In 1834, Texas was a vast, rugged land, with fertile soil and rich resources, attracting settlers and pioneers venturing westward, driven by their belief in “Manifest Destiny.” They saw Texas as a great land of opportunity for establishing farms, ranches and businesses.

Simultaneously, traveling bands of Comanches, native to this wilderness, depended on the buffalo for their existence. As pioneers cultivated the land and built fences and the buffalo hunters decimated buffalo populations, the native tribes faced suffering and starvation.

The Comanche loved his way of life and his land. He fought for them with all his ferocious cunning. He rarely took prisoners. He killed the men, took the women as slaves, and adopted the children into the tribe who were too young to run away. The Comanche power was in sheer military superiority and his ability, man to man to outride and outshoot any Anglo or Mexican vaquero.

For years, men who rode to safeguard the frontier were not always called Rangers and were not always about law and order. For over a half century, they saddled up to protect Texas from hostile tribes and Comanche bands.

The Rangers, a rugged and undisciplined group known for their eclectic attire including buckskins, serapes, and Mexican sombreros, posed a significant challenge to the Comanches. Often shirtless and adorned with Indian breechcloths and leggings, these men, not formally part of any army, made sparse camps on the prairie and were sporadically paid.

In this cultural clash, Jack Hayes emerged as a legendary Texas Ranger; a fearless and skilled lawman who would forever leave his mark on the frontier. Born in 1817, he abandoned his surveying studies to join “Deaf Smith’s” Texas Ranger Company to patrol the land between San Antonio and Laredo.
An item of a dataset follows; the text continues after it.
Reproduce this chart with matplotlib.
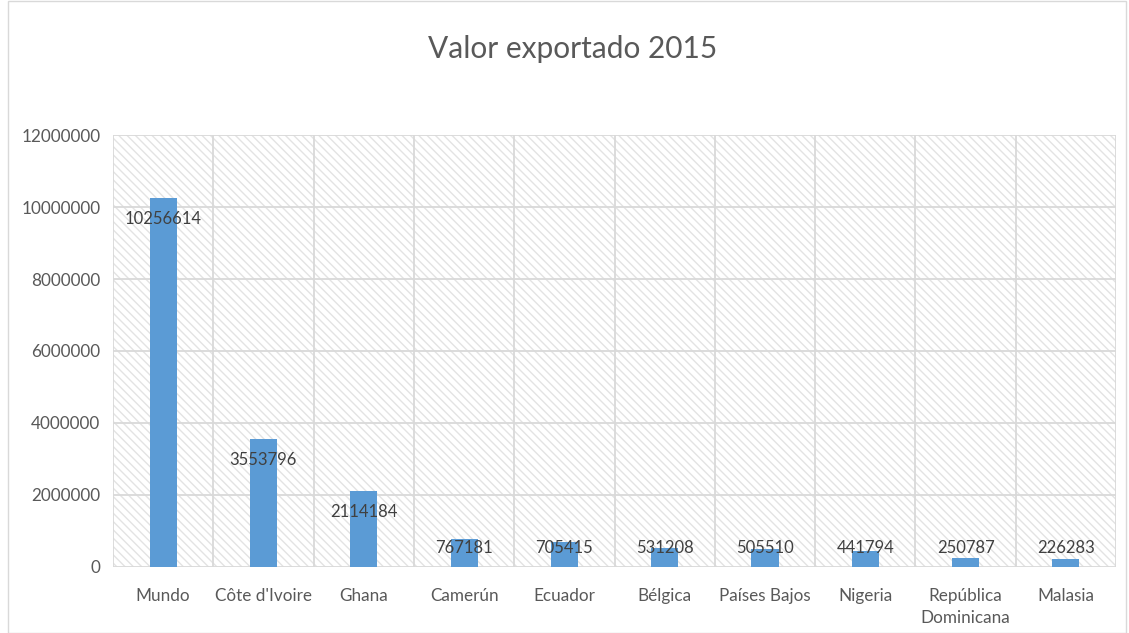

He was promoted to sergeant and the illiterate unmanageable border ruffians gave their full allegiance to the quiet, twenty-three old. In 1840 Jack Hayes was made a captain and later a major with the Texas Rangers.

The Hays Ranger knew how to ride and was mounted on an agile and fast horse. His ranging companies, rarely numbering more than fifteen or twenty men, behaved more and more like the Comanches

they were hunting. They learned how to ride, track, and make camp like the Comanche.

Hayes required each man to carry a rifle, two pistols and a knife. He had a Mexican blanket behind his saddle, a small wallet, in which he carried salt, cold flour, and tobacco.

The Hays Rangers, mirroring Comanche tactics, traveled by moonlight, guided by rivers and the North Star. They swam the frozen rivers alongside their horses. Always ready for battle, they slept fully clothed and armed.

Hays introduced charging and shooting from horseback, a technique inspired by plains Indians that was unique to his Rangers in America. This approach had no precedent in American military history. Hayes epitomized the ideal Ranger, admired for his bravery, intelligence, and composure under fire, marking him as one of America’s finest military commanders.

Battles were fought, and victories were won; but Hays was more than a warrior. He sought to build bridges between cultures, to find common ground even amidst conflict. In the midst of his duties, he acted as a mediator, brokering peace treaties and striving for a more peaceful coexistence.

Today, we look back at the legacy of Jack Hays and the Texas Rangers. We remember the bravery and resilience, the triumphs and tragedies, and the lasting impact the Rangers have had on the transformation of Texas from a rugged territory to a modern powerhouse.